Developing a vocabulary is an ongoing process that continues throughout your life. As you grow, your method of learning and adding to your new vocabulary has slowed. When you were younger you learned something new day in and day out. You kept squeezing every moment of the day into a new and different learning situation. You continually asked questions and drove yourself to learn more. Look at the following examples:
- At the age of four you probably knew 5,600 words
- At the age of five you probably knew 9,600 words
- At the age of six you probably knew 14,700 words
- At the age of seven you probably knew 21,200 words
- At the age of eight you probably knew 26,300 words
- At the age of nine you probably knew 29,300 words
- At the age of 10 you probably knew 34,300 words
- As a college sophomore you probably knew 120,000 words
What this tells you, is that the more you learn, the more vocabulary you will know. No matter what your age, you must continue to learn. Words are "symbols" for ideas. These ideas formulate knowledge and knowledge is gained largely through words.

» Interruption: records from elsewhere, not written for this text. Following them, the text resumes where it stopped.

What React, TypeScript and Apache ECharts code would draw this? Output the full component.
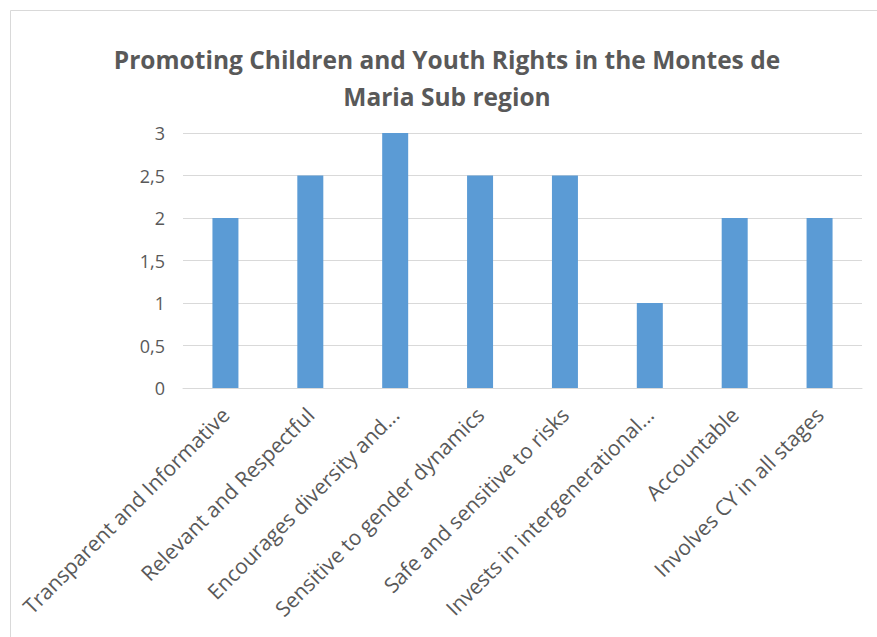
import React, { useEffect, useRef } from "react";
import * as echarts from "echarts";

const titleText = "Promoting Children and Youth Rights in the Montes de\nMaria Sub region";
const categories = [
  "Transparent and Informative",
  "Relevant and Respectful",
  "Encourages diversity and...",
  "Sensitive to gender dynamics",
  "Safe and sensitive to risks",
  "Invests in intergenerational...",
  "Accountable",
  "Involves CY in all stages",
];
const values = [2, 2.5, 3, 2.5, 2.5, 1, 2, 2];
const yMin = 0;
const yMax = 3;
const yStep = 0.5;

export default function App() {
  const ref = useRef<HTMLDivElement>(null);
  useEffect(() => {
    if (!ref.current) return;
    const chart = echarts.init(ref.current, null, { renderer: "svg" });
    const font = "'Open Sans', sans-serif";
    chart.setOption({
      animation: false,
      backgroundColor: "#ffffff",
      title: {
        text: titleText,
        left: 442,
        textAlign: "center",
        top: 36,
        textStyle: {
          fontFamily: font,
          fontSize: 24.5,
          fontWeight: "bold",
          color: "#595959",
          lineHeight: 37,
        },
      },
      graphic: [
        {
          type: "rect",
          shape: { x: 10.5, y: 10.5, width: 1000, height: 1000 },
          style: { fill: "none", stroke: "#d9d9d9", lineWidth: 1 },
          silent: true,
        },
      ],
      grid: { left: 183, right: 15, top: 133, bottom: 249, containLabel: false },
      xAxis: {
        type: "category",
        data: categories,
        axisLine: { show: true, lineStyle: { color: "#d9d9d9", width: 1 } },
        axisTick: { show: false },
        axisLabel: {
          rotate: 45,
          interval: 0,
          margin: 23,
          fontFamily: font,
          fontSize: 21,
          color: "#595959",
        },
      },
      yAxis: {
        type: "value",
        min: yMin,
        max: yMax,
        interval: yStep,
        axisLine: { show: false },
        axisTick: { show: false },
        splitLine: { lineStyle: { color: "#d9d9d9", width: 1 } },
        axisLabel: {
          margin: 18,
          fontFamily: font,
          fontSize: 18,
          color: "#595959",
          formatter: (v: number) => String(v).replace(".", ","),
        },
      },
      series: [
        {
          type: "bar",
          data: values,
          barWidth: 26,
          itemStyle: { color: "#5b9bd5" },
        },
      ],
    });
    return () => chart.dispose();
  }, []);
  return (
    <div
      ref={ref}
      style={{ position: "fixed", left: 0, top: 0, width: 877, height: 637 }}
    />
  );
}
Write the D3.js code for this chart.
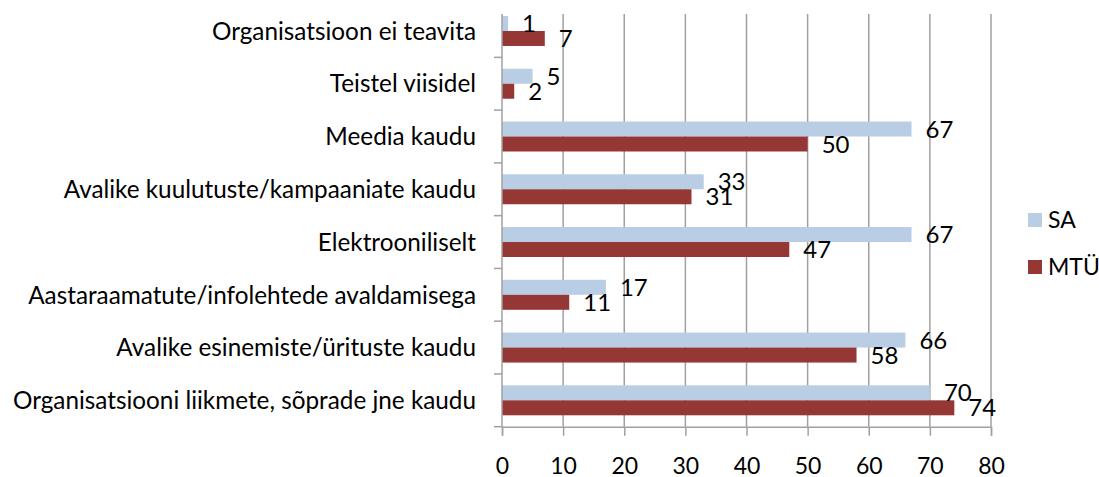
<html>
<head>
<script src="https://cdnjs.cloudflare.com/ajax/libs/d3/7.8.5/d3.min.js"></script>
<style>
  body { margin: 0; background: #fff; }
  text { font-family: Lato, "Open Sans", sans-serif; fill: #000; }
</style>
</head>
<body>
<script>
  var categories = [
    "Organisatsioon ei teavita",
    "Teistel viisidel",
    "Meedia kaudu",
    "Avalike kuulutuste/kampaaniate kaudu",
    "Elektrooniliselt",
    "Aastaraamatute/infolehtede avaldamisega",
    "Avalike esinemiste/ürituste kaudu",
    "Organisatsiooni liikmete, sõprade jne kaudu"
  ];
  var seriesNames = ["SA", "MTÜ"];
  var saValues  = [1, 5, 67, 33, 67, 17, 66, 70];
  var mtuValues = [7, 2, 50, 31, 47, 11, 58, 74];
  var xTicks = [0, 10, 20, 30, 40, 50, 60, 70, 80];

  var colors = { "SA": "#b9cde5", "MTÜ": "#953735" };
  var gridColor = "#a0a0a0";

  var width = 1099, height = 477;
  var plot = { left: 502, right: 991, top: 4.6, bottom: 426.7, gridTop: 14 };

  var svg = d3.select("body").append("svg")
      .attr("width", width)
      .attr("height", height);

  var x = d3.scaleLinear().domain([0, 80]).range([plot.left, plot.right]);
  var y0 = d3.scaleBand().domain(categories).range([plot.top, plot.bottom]).padding(0);
  var y1 = d3.scaleBand().domain(seriesNames).range([0, y0.bandwidth()])
      .paddingInner(0).paddingOuter(0.76);

  var rows = categories.map(function(c, i) {
    return { cat: c, values: [
      { name: "SA", value: saValues[i] },
      { name: "MTÜ", value: mtuValues[i] }
    ]};
  });

  // vertical gridlines
  svg.append("g").selectAll("line")
    .data(xTicks.slice(1))
    .enter().append("line")
      .attr("x1", function(d) { return x(d); })
      .attr("x2", function(d) { return x(d); })
      .attr("y1", plot.gridTop)
      .attr("y2", plot.bottom)
      .attr("stroke", gridColor)
      .attr("stroke-width", 1.5);

  // bars
  var groups = svg.append("g").selectAll("g")
    .data(rows)
    .enter().append("g")
      .attr("transform", function(d) { return "translate(0," + y0(d.cat) + ")"; });

  groups.selectAll("rect")
    .data(function(d) { return d.values; })
    .enter().append("rect")
      .attr("x", x(0))
      .attr("y", function(d) { return y1(d.name); })
      .attr("width", function(d) { return x(d.value) - x(0); })
      .attr("height", y1.bandwidth())
      .attr("fill", function(d) { return colors[d.name]; });

  // value labels, kept inside chart area
  var labelLimit = 999;
  groups.selectAll("text")
    .data(function(d) { return d.values; })
    .enter().append("text")
      .attr("y", function(d) { return y1(d.name) + y1.bandwidth() / 2; })
      .attr("dy", "0.36em")
      .attr("font-size", 24)
      .text(function(d) { return d.value; })
      .attr("x", function(d) {
        var w = this.getComputedTextLength();
        return Math.min(x(d.value) + 14, labelLimit - w);
      });

  // x axis
  var xAxis = svg.append("g")
      .attr("transform", "translate(0," + plot.bottom + ")")
      .call(d3.axisBottom(x).tickValues(xTicks).tickSize(9).tickPadding(22));
  xAxis.select(".domain").attr("stroke", gridColor).attr("stroke-width", 1.5);
  xAxis.selectAll(".tick line").attr("stroke", gridColor).attr("stroke-width", 1.5);
  xAxis.selectAll(".tick text")
      .attr("font-size", 23)
      .attr("font-family", "Lato, sans-serif")
      .attr("fill", "#000");

  // y axis line and category boundary ticks
  svg.append("line")
      .attr("x1", x(0)).attr("x2", x(0))
      .attr("y1", plot.gridTop).attr("y2", plot.bottom)
      .attr("stroke", gridColor).attr("stroke-width", 1.5);
  svg.append("g").selectAll("line")
    .data(categories)
    .enter().append("line")
      .attr("x1", x(0) - 8).attr("x2", x(0))
      .attr("y1", function(d) { return y0(d) + y0.bandwidth(); })
      .attr("y2", function(d) { return y0(d) + y0.bandwidth(); })
      .attr("stroke", gridColor).attr("stroke-width", 1.5);

  // category labels
  svg.append("g").selectAll("text")
    .data(categories)
    .enter().append("text")
      .attr("x", x(0) - 26)
      .attr("y", function(d) { return y0(d) + y0.bandwidth() / 2; })
      .attr("dy", "0.36em")
      .attr("text-anchor", "end")
      .attr("font-size", 24.3)
      .text(function(d) { return d; });

  // legend
  var legend = svg.append("g").selectAll("g")
    .data(seriesNames)
    .enter().append("g")
      .attr("transform", function(d, i) { return "translate(1028," + (213 + i * 47) + ")"; });
  legend.append("rect")
      .attr("width", 14).attr("height", 14)
      .attr("fill", function(d) { return colors[d]; });
  legend.append("text")
      .attr("x", 20).attr("y", 7)
      .attr("dy", "0.36em")
      .attr("font-size", 23)
      .text(function(d) { return d; });
</script>
</body>
</html>
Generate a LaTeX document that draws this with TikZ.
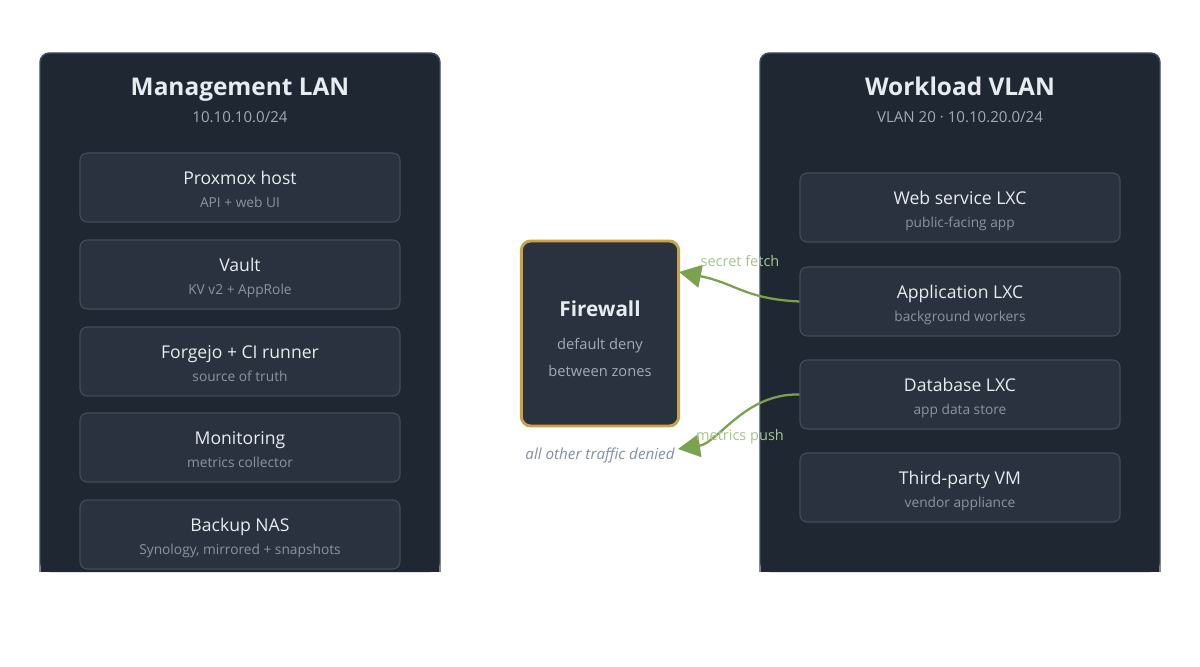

Some suggestions that may help you:
- Read. The more you read, the more words you will come in contact with.
- Use newfound vocabulary in your everyday communication (writing, speaking).
- Become familiar with the glossaries of your textbooks.
- Become familiar with the dictionary. Understand the pronunciation keys, as well as why there are multiple meanings for words.
- Try to learn five new words a day and use them in your communication process. Without using these new words, learning them is a waste of time
- Read books from fields other than your major.
- Read books that interest you and concentrate while you read.